The non-partisan Congressional Research Service (in the Library of Congress) issued a report in 2012 analyzing the effects of tax rates from 1945 to 2010. It concluded that top tax rates have no positive effect on economic growth, saving, investment, or productivity growth; however, the reduced top tax rates increase income inequality: In the words of Thomas L. Hungerford, "The reduction in the top tax rates appears to be uncorrelated with saving, investment, and productivity growth. The top tax rates appear to have little or no relation to the size of the economic pie. However, the top tax rate reductions appear to be associated with the increasing concentration of income at the top of the income distribution." Tax revenue from the wealthy dropped, and much of the increased wealth collected was at the top of the tax bracket.

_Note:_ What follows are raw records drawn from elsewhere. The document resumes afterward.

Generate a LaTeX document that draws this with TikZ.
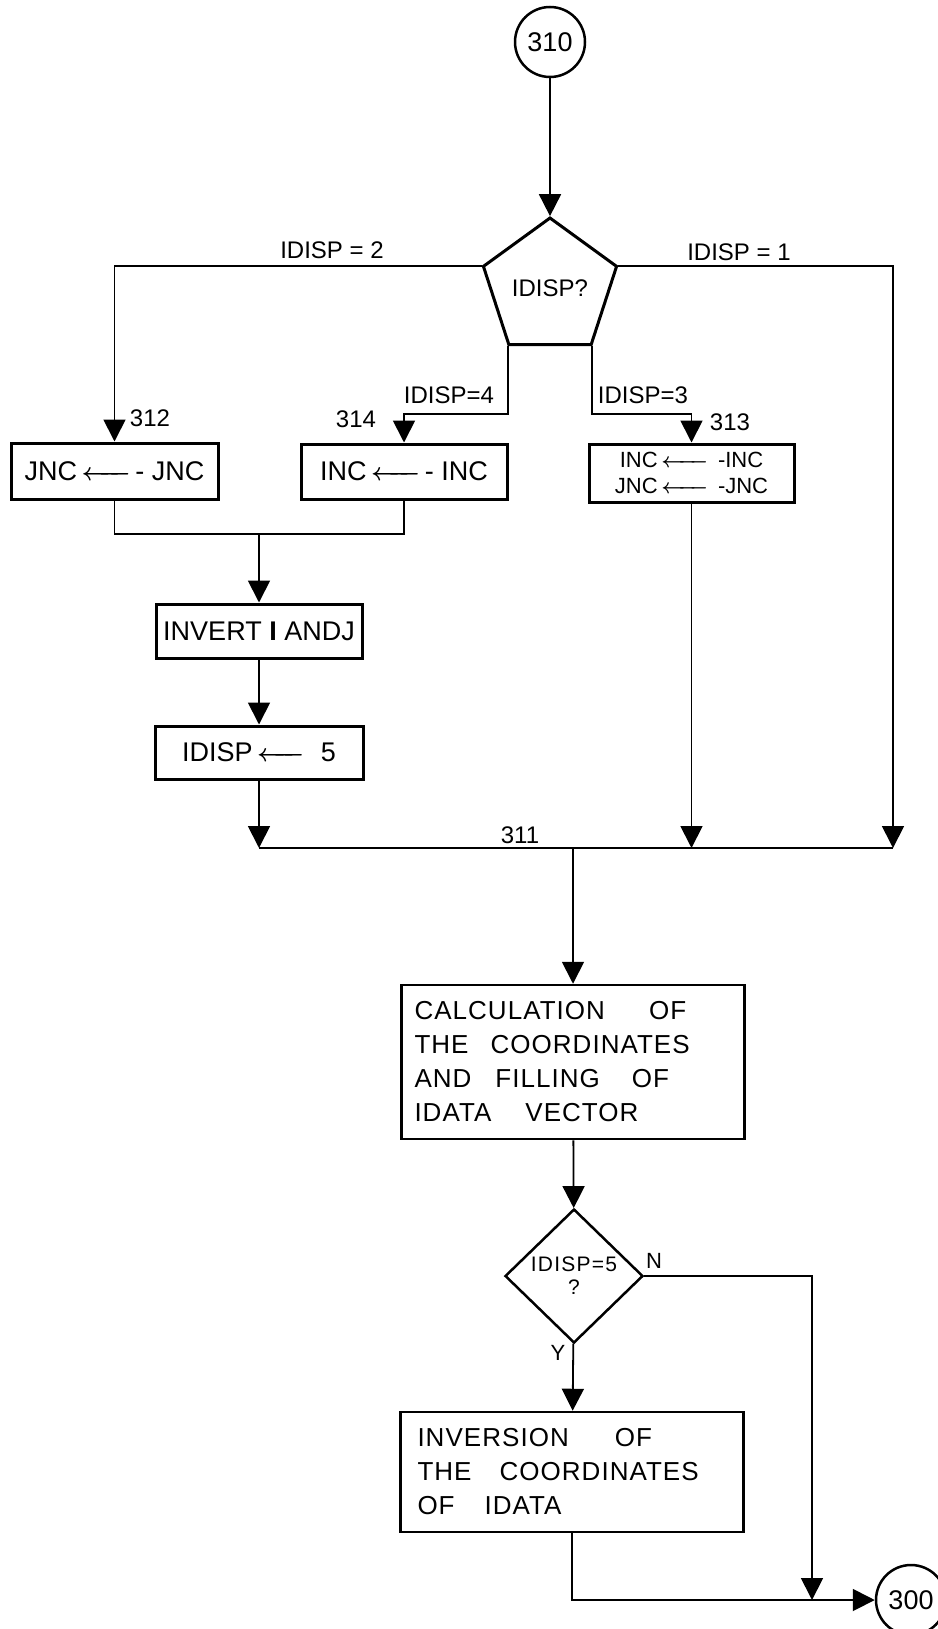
\documentclass[tikz,border=0pt]{standalone}
\usepackage{fontspec}
\setmainfont{Liberation Sans}
\usepackage{amsmath}
\usepackage{tikz}
\usetikzlibrary{positioning, shapes.geometric, arrows.meta, calc}
\newcommand{\assignarrow}[1]{\,\mbox{\boldmath$\xleftarrow{\hspace{#1}}$}\,}

\begin{document}
\begin{tikzpicture}[
                x=1pt, y=-1pt,
                box/.style={draw=black, line width=3pt, rectangle, inner sep=0pt, minimum width=206pt, minimum height=55pt, font=\fontsize{27}{30}\selectfont},
                bigbox/.style={draw=black, line width=2.5pt, rectangle, align=left, inner xsep=13pt, text width=317pt, font=\fontsize{26}{34}\selectfont\addfontfeatures{LetterSpace=4}},
                conn/.style={draw=black, line width=2.5pt, circle, minimum size=70pt, inner sep=0pt, font=\fontsize{27}{30}\selectfont},
                edge/.style={line width=1.8pt},
                flow/.style={edge, -{Triangle[length=22pt,width=22pt]}},
                varlabel/.style={inner sep=0pt, font=\fontsize{24}{26}\selectfont}
            ]
            \useasboundingbox (0,0) rectangle (937,1629);

            % Knoten
            \node[conn] (n310) at (550,42) {310};
            \node[draw=black, line width=3pt, regular polygon, regular polygon sides=5, minimum size=140pt, inner sep=0pt, font=\fontsize{24}{26}\selectfont] (sel) at (550,288) {IDISP?};
            \node[box, minimum width=207pt, minimum height=56pt] (b312) at (114.5,471) {JNC\assignarrow{34pt}- JNC};
            \node[box] (b314) at (404,471.5) {INC\assignarrow{34pt}- INC};
            \node[box, minimum width=205pt, minimum height=58pt, align=center, font=\fontsize{22}{26}\selectfont] (b313) at (691.5,473) {INC\assignarrow{34pt}\ -INC\\JNC\assignarrow{34pt}\ -JNC};
            \node[box, minimum height=54pt] (binv) at (259,631) {INVERT \textbf{I} ANDJ};
            \node[box, minimum width=208pt, minimum height=53pt] (bset) at (259,752.5) {IDISP\assignarrow{32pt}\hspace{12pt}5};
            \node[bigbox, minimum height=154pt] (calc) at (573,1062) {CALCULATION\hspace{44pt}OF\\THE\hspace{22pt}COORDINATES\\AND\hspace{24pt}FILLING\hspace{32pt}OF\\IDATA\hspace{34pt}VECTOR};
            \node[draw=black, line width=2.5pt, diamond, minimum width=138pt, minimum height=134pt, inner sep=0pt, align=center, font=\fontsize{21}{23}\selectfont\addfontfeatures{LetterSpace=6}] (dec) at (574,1276) {IDISP=5\\?};
            \node[bigbox, inner xsep=17pt, text width=309pt, minimum height=120pt] (inv) at (572,1472) {INVERSION\hspace{46pt}OF\\THE\hspace{28pt}COORDINATES\\OF\hspace{30pt}IDATA};
            \node[conn] (n300) at (911,1600) {300};

            \coordinate (m1) at (259,534);
            \coordinate (j1) at (259,848);
            \coordinate (j2) at (691.5,848);
            \coordinate (j3) at (893,848);
            \coordinate (jm) at (573,848);
            \coordinate (r300) at (812,1600);

            % Beschriftungen
            \node[varlabel] (l2) at (332,250) {IDISP = 2};
            \node[varlabel] (l1) at (739,252) {IDISP = 1};
            \node[varlabel] (l4) at (449,395) {IDISP=4};
            \node[varlabel] (l3) at (643,395) {IDISP=3};
            \node[varlabel] (t312) at (150,418) {312};
            \node[varlabel] (t314) at (356,419) {314};
            \node[varlabel] (t313) at (730,422) {313};
            \node[varlabel] (t311) at (520,835) {311};
            \node[varlabel, font=\fontsize{22}{24}\selectfont] (tn) at (654,1261) {N};
            \node[varlabel, font=\fontsize{22}{24}\selectfont] (ty) at (558,1353) {Y};

            % Kanten zwischen Knoten
            \draw[flow] (n310) -- (sel.corner 1);
            \draw[flow] (sel.corner 2) -| (b312.north);
            \draw[flow] (sel.corner 5) -| (j3);
            \draw[flow] (sel.corner 3) -- ++(0,68) -| (b314.north);
            \draw[flow] (sel.corner 4) -- ++(0,68) -| (b313.north);
            \draw[edge] (b312.south) |- (m1) -| (b314.south);
            \draw[flow] (m1) -- (binv.north);
            \draw[flow] (binv) -- (bset);
            \draw[flow] (bset) -- (j1);
            \draw[flow] (b313) -- (j2);
            \draw[edge] (j1) -- (j3);
            \draw[flow] (jm) -- (calc);
            \draw[flow] (calc) -- (dec);
            \draw[flow] (dec) -- (inv);
            \draw[flow] (dec.east) -| (r300);
            \draw[flow] (inv.south) |- (n300);

        \end{tikzpicture}
\end{document}
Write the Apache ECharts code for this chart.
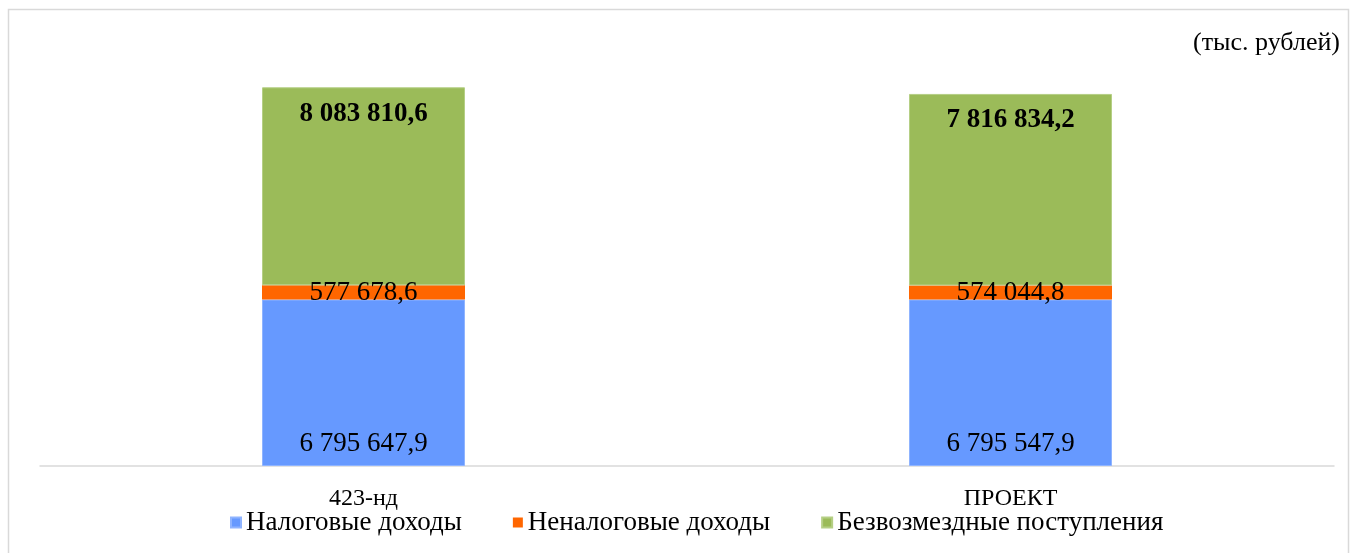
<!DOCTYPE html>
<html><head><meta charset="utf-8">
<script src="https://cdn.jsdelivr.net/npm/echarts@6/dist/echarts.min.js"></script>
<style>html,body{margin:0;padding:0;background:#fff}#c{width:1357px;height:553px}</style>
</head><body><div id="c"></div>
<script>
const categories = ['423-нд', 'ПРОЕКТ'];
const taxIncome = [6795647.9, 6795547.9];
const nonTaxIncome = [577678.6, 574044.8];
const grants = [8083810.6, 7816834.2];
const seriesNames = ['Налоговые доходы', 'Неналоговые доходы', 'Безвозмездные поступления'];
const unitLabel = '(тыс. рублей)';

const fmt = v => {
  const [i, d] = v.toFixed(1).split('.');
  return i.replace(/\B(?=(\d{3})+(?!\d))/g, ' ') + ',' + d;
};
const serif = '"Liberation Serif", "Times New Roman", serif';
const chart = echarts.init(document.getElementById('c'));
chart.setOption({
  animation: false,
  textStyle: { fontFamily: serif },
  graphic: [
    { type: 'rect', shape: { x: 8.5, y: 9.5, width: 1340, height: 560 }, style: { fill: 'none', stroke: '#d9d9d9', lineWidth: 1.5 } },
    { type: 'text', right: 17, top: 30, style: { text: unitLabel, font: '26px ' + serif, fill: '#000' } }
  ],
  grid: { left: 40, right: 23, top: 25, bottom: 87 },
  legend: {
    bottom: 12, left: 225, itemWidth: 10, itemHeight: 10, itemGap: 51,
    icon: 'rect',
    textStyle: { fontFamily: serif, fontSize: 27, color: '#000' },
    data: seriesNames
  },
  xAxis: {
    type: 'category', data: categories,
    axisLine: { lineStyle: { color: '#d9d9d9', width: 1.5 } },
    axisTick: { show: false },
    axisLabel: { fontFamily: serif, fontSize: 24, color: '#000', margin: 21 }
  },
  yAxis: { type: 'value', min: 0, max: 18000000, show: false, splitLine: { show: false } },
  series: [
    { name: seriesNames[0], type: 'bar', stack: 's', barWidth: 203, data: taxIncome,
      itemStyle: { color: '#6699ff', borderColor: '#8fb4ff', borderWidth: 1 },
      label: { show: true, position: 'insideBottom', distance: 9, formatter: p => fmt(p.value), fontFamily: serif, fontSize: 27, color: '#000' } },
    { name: seriesNames[1], type: 'bar', stack: 's', data: nonTaxIncome,
      itemStyle: { color: '#ff6600' },
      label: { show: true, position: 'inside', formatter: p => fmt(p.value), fontFamily: serif, fontSize: 27, color: '#000' } },
    { name: seriesNames[2], type: 'bar', stack: 's', data: grants,
      itemStyle: { color: '#9bbb59', borderColor: '#b5cf85', borderWidth: 1 },
      label: { show: true, position: 'insideTop', distance: 13, formatter: p => fmt(p.value), fontFamily: serif, fontSize: 27, fontWeight: 'bold', color: '#000' } }
  ]
});
</script></body></html>
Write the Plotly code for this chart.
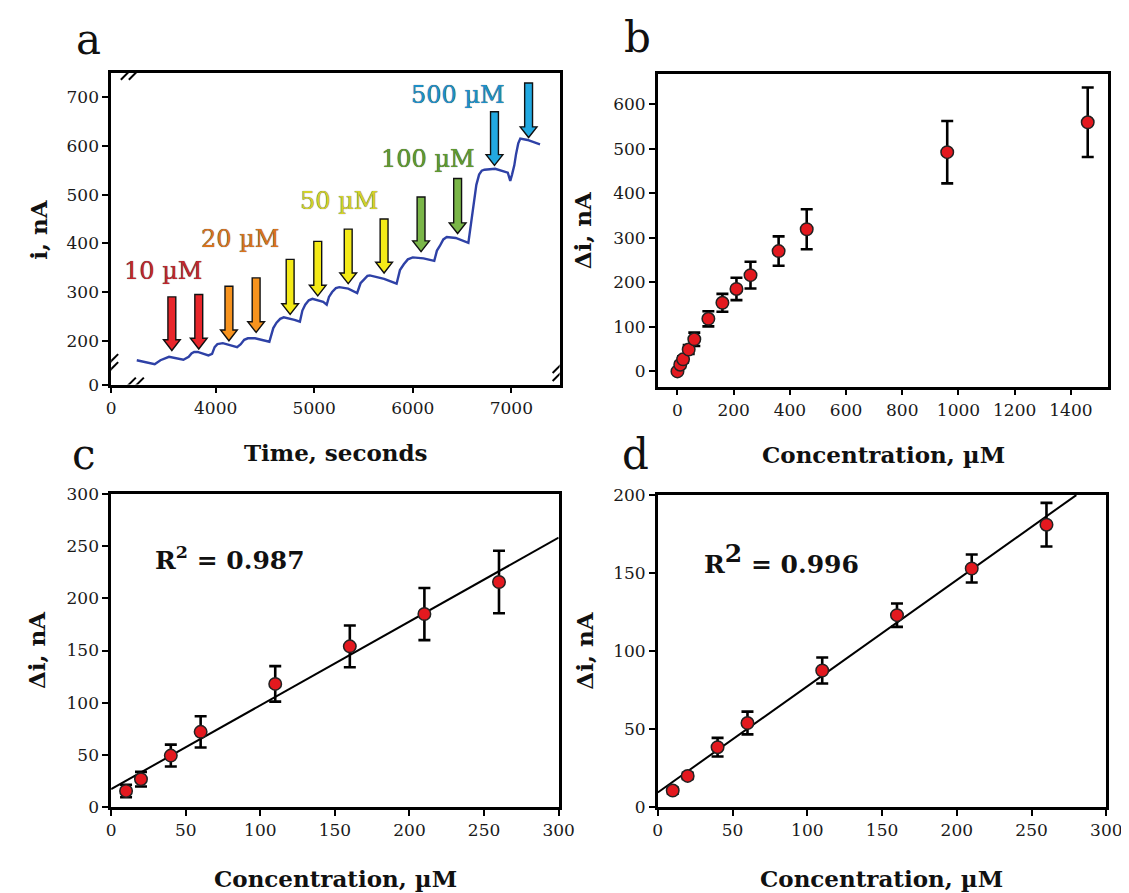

Reagan came into office with a national debt of around $900 billion, high unemployment rates, and public distrust in government. The Act was designed to give tax breaks to all citizens in hopes of jumpstarting the economy and creating more wealth in the country. By the summer of 1982, the double-dip recession, the return of high-interest rates, and the ballooning deficits had convinced Congress that the Act had failed to create the results for which the Reagan administration had hoped. Largely at the initiative of Senate Finance Committee chairman Robert Dole, most of the personal tax cuts were reversed in September 1982 by the Tax Equity and Fiscal Responsibility Act of 1982 (TEFRA) but, most significantly, not the indexing of individual income tax rates. When Reagan left office, the national debt had tripled to around $2.6 trillion. The sociologist Monica Prasad contends that these kinds of tax cuts became popular among Republican candidates because the cuts were well received by voters and could help candidates get elected.